東京大学カブリ数物連携宇宙研究機構(カブリIPMU)は10月1日、大学共同利用機関法人 情報・システム研究機構 統計数理研究所(ISM)、筑波大学、日本電信電話 コミュニケーション科学基礎研究所(NTT CS研)と共に、今後5年間をかけて地上大型望遠鏡「すばる」で取得される25兆ピクセルにおよぶ膨大な画像データを解析し、目には見えない宇宙のダークマター分布を3次元で明らかにしていくと発表した。

この解析の過程において、宇宙のビッグデータと情報統計学を融合させた新領域「統計計算宇宙物理学」という学問を創出すると一方、誰でもオンデマンドで宇宙を探索できる次世代アプリケーション技術を開発することにも挑戦するとのこと。

カブリIPMUは、ハワイ、マウナケア山頂のすばる望遠鏡に新しく搭載した超広視野カメラ「Hyper Suprime-Cam」から得られる300夜分、25兆ピクセルのビッグデータを用いて宇宙の未来を予測する研究を進めている。
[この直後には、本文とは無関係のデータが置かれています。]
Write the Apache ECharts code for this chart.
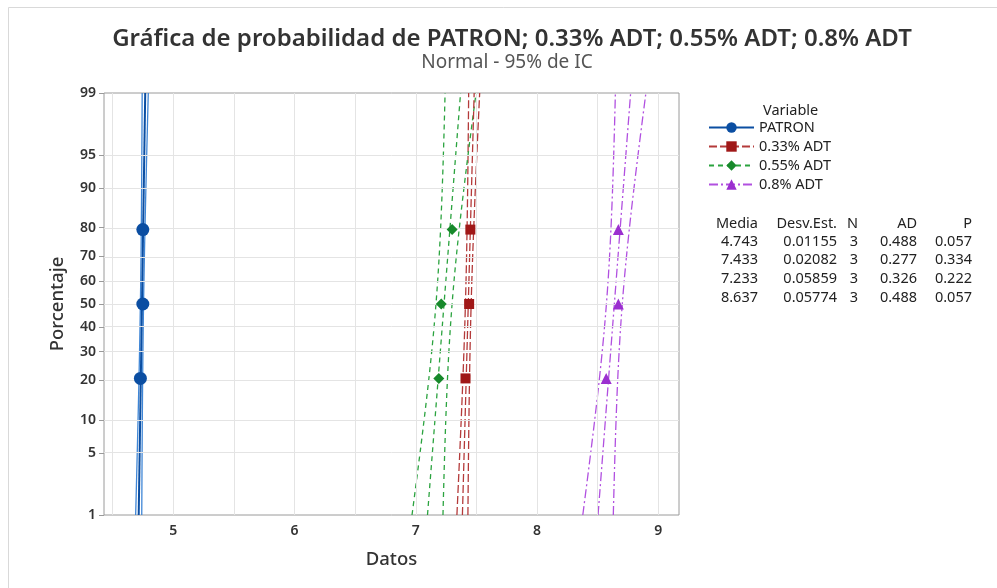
<!DOCTYPE html>
<html>
<head>
<meta charset="utf-8">
<title>Gráfica de probabilidad</title>
<script src="https://cdn.jsdelivr.net/npm/echarts@6.0.0/dist/echarts.min.js"></script>
<style>
  html, body { margin: 0; padding: 0; background: #fff; }
  #grafica { width: 997px; height: 588px; }
</style>
</head>
<body>
<div id="grafica"></div>
<script>
// datos
var variables = ['PATRON', '0.33% ADT', '0.55% ADT', '0.8% ADT'];
var datosPatron = [4.73, 4.75, 4.75];
var datos033 = [7.41, 7.44, 7.45];
var datos055 = [7.19, 7.21, 7.30];
var datos08 = [8.57, 8.67, 8.67];
var posiciones = [20.6, 50, 79.4]; // porcentaje (rango mediano)
var medias = [4.743, 7.433, 7.233, 8.637];
var desvEst = [0.01155, 0.02082, 0.05859, 0.05774];
var nObs = [3, 3, 3, 3];
var valoresAD = [0.488, 0.277, 0.326, 0.488];
var valoresP = [0.057, 0.334, 0.222, 0.057];
var ticksPorcentaje = [1, 5, 10, 20, 30, 40, 50, 60, 70, 80, 90, 95, 99];
var ticksDatos = [5, 6, 7, 8, 9];
var lineasDatos = [4.5, 5, 5.5, 6, 6.5, 7, 7.5, 8, 8.5, 9];

var colorMarca = ['#0b4ea2', '#a01818', '#17892b', '#9b2fd0'];
var colorLinea = ['#3f86d6', '#b43a3a', '#2ba33f', '#b150e0'];
var simbolos = ['circle', 'rect', 'diamond', 'triangle'];
var tamSimbolo = [13, 10, 11, 11];
var tipoLinea = ['solid', [8, 3], [5, 4], [9, 3, 2, 3]];
var fuente = '"Noto Sans", "DejaVu Sans", sans-serif';

// cuantil normal inverso (Acklam)
function probit(p) {
    var a = [-3.969683028665376e+01, 2.209460984245205e+02, -2.759285104469687e+02, 1.383577518672690e+02, -3.066479806614716e+01, 2.506628277459239e+00];
    var b = [-5.447609879822406e+01, 1.615858368580409e+02, -1.556989798598866e+02, 6.680131188771972e+01, -1.328068155692290e+01];
    var c = [-7.784894002430293e-03, -3.223964580411365e-01, -2.400758277161838e+00, -2.549732539343734e+00, 4.374664141464968e+00, 2.938163982698783e+00];
    var d = [7.784695709041462e-03, 3.224671290700398e-01, 2.445134137142996e+00, 3.754408661907416e+00];
    var pl = 0.02425, q, r;
    if (p < pl) {
        q = Math.sqrt(-2 * Math.log(p));
        return (((((c[0]*q+c[1])*q+c[2])*q+c[3])*q+c[4])*q+c[5]) / ((((d[0]*q+d[1])*q+d[2])*q+d[3])*q+1);
    }
    if (p > 1 - pl) {
        q = Math.sqrt(-2 * Math.log(1 - p));
        return -(((((c[0]*q+c[1])*q+c[2])*q+c[3])*q+c[4])*q+c[5]) / ((((d[0]*q+d[1])*q+d[2])*q+d[3])*q+1);
    }
    q = p - 0.5; r = q * q;
    return (((((a[0]*r+a[1])*r+a[2])*r+a[3])*r+a[4])*r+a[5])*q / (((((b[0]*r+b[1])*r+b[2])*r+b[3])*r+b[4])*r+1);
}

var zMin = probit(0.01);
var zMax = probit(0.99);
var zTicks = ticksPorcentaje.map(function(p) { return probit(p / 100); });
var datosVar = [datosPatron, datos033, datos055, datos08];

var zs = [];
for (var k = 0; k <= 30; k++) zs.push(zMin + (zMax - zMin) * k / 30);

// lineas de cuadricula
var series = [{
    type: 'line',
    data: [],
    z: 1,
    silent: true,
    markLine: {
        silent: true,
        symbol: 'none',
        animation: false,
        label: { show: false },
        lineStyle: { color: '#e4e4e4', width: 1, type: 'solid' },
        data: zTicks.map(function(z) { return { yAxis: z }; })
            .concat(lineasDatos.map(function(x) { return { xAxis: x }; }))
    }
}];

variables.forEach(function(nombre, i) {
    var m = medias[i], s = desvEst[i], n = nObs[i];
    var estilo = { color: colorLinea[i], width: 1.3, type: tipoLinea[i] };
    // linea ajustada
    series.push({
        name: nombre,
        type: 'line',
        data: [[m + s * zMin, zMin], [m + s * zMax, zMax]],
        symbol: simbolos[i],
        showSymbol: false,
        itemStyle: { color: colorMarca[i] },
        lineStyle: i === 0 ? { color: colorMarca[i], width: 2, type: 'solid' } : estilo,
        z: 3,
        silent: true
    });
    // intervalos de confianza 95%
    [-1, 1].forEach(function(signo) {
        series.push({
            type: 'line',
            data: zs.map(function(z) {
                return [m + s * z + signo * 1.96 * s * Math.sqrt(1 / n + z * z / (2 * n)), z];
            }),
            symbol: 'none',
            lineStyle: estilo,
            z: 2,
            silent: true
        });
    });
    // puntos
    series.push({
        type: 'scatter',
        data: datosVar[i].map(function(x, j) { return [x, probit(posiciones[j] / 100)]; }),
        symbol: simbolos[i],
        symbolSize: tamSimbolo[i],
        itemStyle: { color: colorMarca[i], opacity: 1 },
        z: 5
    });
});

// tabla de estadisticos
var colX = [758, 837, 858, 917, 972];
var encabezados = ['Media', 'Desv.Est.', 'N', 'AD', 'P'];
var tabla = [];
encabezados.forEach(function(t, j) {
    tabla.push({ type: 'text', x: colX[j], y: 224,
        style: { text: t, fill: '#222', font: '14.5px ' + fuente, textAlign: 'right', textVerticalAlign: 'middle' } });
});
variables.forEach(function(v, i) {
    var fila = [medias[i].toFixed(3), desvEst[i].toFixed(5), String(nObs[i]), valoresAD[i].toFixed(3), valoresP[i].toFixed(3)];
    fila.forEach(function(t, j) {
        tabla.push({ type: 'text', x: colX[j], y: 241.5 + i * 18.8,
            style: { text: t, fill: '#222', font: '14.5px ' + fuente, textAlign: 'right', textVerticalAlign: 'middle' } });
    });
});

var myChart = echarts.init(document.getElementById('grafica'));
var option = {
    animation: false,
    backgroundColor: '#fff',
    textStyle: { fontFamily: fuente },
    title: [{
        text: 'Gráfica de probabilidad de PATRON; 0.33% ADT; 0.55% ADT; 0.8% ADT',
        left: 512, top: 24, textAlign: 'center', padding: 0,
        textStyle: { fontSize: 24, fontWeight: 600, color: '#333', lineHeight: 30 }
    }, {
        text: 'Normal - 95% de IC',
        left: 507, top: 52, textAlign: 'center', padding: 0,
        textStyle: { fontSize: 19, fontWeight: 400, color: '#555', lineHeight: 22 }
    }],
    legend: {
        data: variables,
        orient: 'vertical',
        left: 708, top: 120,
        itemWidth: 45, itemHeight: 13, itemGap: 4,
        padding: 0,
        textStyle: { fontSize: 14.5, color: '#222' }
    },
    grid: {
        left: 104, right: 318, top: 93, bottom: 73,
        show: true, borderColor: '#9a9a9a', borderWidth: 1
    },
    xAxis: {
        type: 'value',
        min: 4.43, max: 9.17,
        name: 'Datos', nameLocation: 'middle', nameGap: 35,
        nameTextStyle: { fontSize: 18.5, fontWeight: 500, color: '#333' },
        axisLine: { show: false },
        splitLine: { show: false },
        axisTick: { show: true, length: 5, lineStyle: { color: '#9a9a9a' }, customValues: ticksDatos },
        axisLabel: { customValues: ticksDatos, fontSize: 14, fontWeight: 600, color: '#333', margin: 9 }
    },
    yAxis: {
        type: 'value',
        min: zMin, max: zMax,
        name: 'Porcentaje', nameLocation: 'middle', nameGap: 37,
        nameTextStyle: { fontSize: 18.5, fontWeight: 500, color: '#333' },
        axisLine: { show: false },
        splitLine: { show: false },
        axisTick: { show: true, length: 5, lineStyle: { color: '#9a9a9a' }, customValues: zTicks },
        axisLabel: {
            customValues: zTicks, fontSize: 14, fontWeight: 600, color: '#333', margin: 8,
            formatter: function(val) {
                var mejor = 0;
                zTicks.forEach(function(z, j) {
                    if (Math.abs(z - val) < Math.abs(zTicks[mejor] - val)) mejor = j;
                });
                return String(ticksPorcentaje[mejor]);
            }
        }
    },
    graphic: [{
        type: 'rect', shape: { x: 8.5, y: 7.5, width: 1100, height: 700 },
        style: { fill: 'none', stroke: '#d9d9d9', lineWidth: 1 }, silent: true, z: -1
    }, {
        type: 'text', x: 763, y: 111,
        style: { text: 'Variable', fill: '#222', font: '14.5px ' + fuente, textVerticalAlign: 'middle' }
    }].concat(tabla),
    series: series
};
myChart.setOption(option);
</script>
</body>
</html>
画像データに隠れたダークマターやダークエネルギーといった未知なる宇宙の構成要素を効率的に抽出することが重要とされており、ISMとNTT CS研の技術や手法を用いて画像を解析することで、新天体発見や宇宙の未知の現象に迫っていく。

すばる望遠鏡に新しく搭載した超広視野カメラ「Hyper Suprime-Cam」(クレジット: 国立天文台・HSC プロジェクト)

また、分散ストレージとデータベース技術を保有する筑波大学との連携により、可視化した天体カタログデータベースを、広く一般に公開する。これにより、世界各国の天文ファンが100億光年先の宇宙をスマートフォンや家庭のテレビでも楽しむことができる環境の構築を目指していく。

「統計計算宇宙物理学の創出」は、カブリIPMUの将来計画において提案する、新しい分野融合のテーマとして最も重要な研究課題と位置づけらており、基礎研究成果を利用して応用分野に進出する、カブリIPMUとして初めての試みとなる。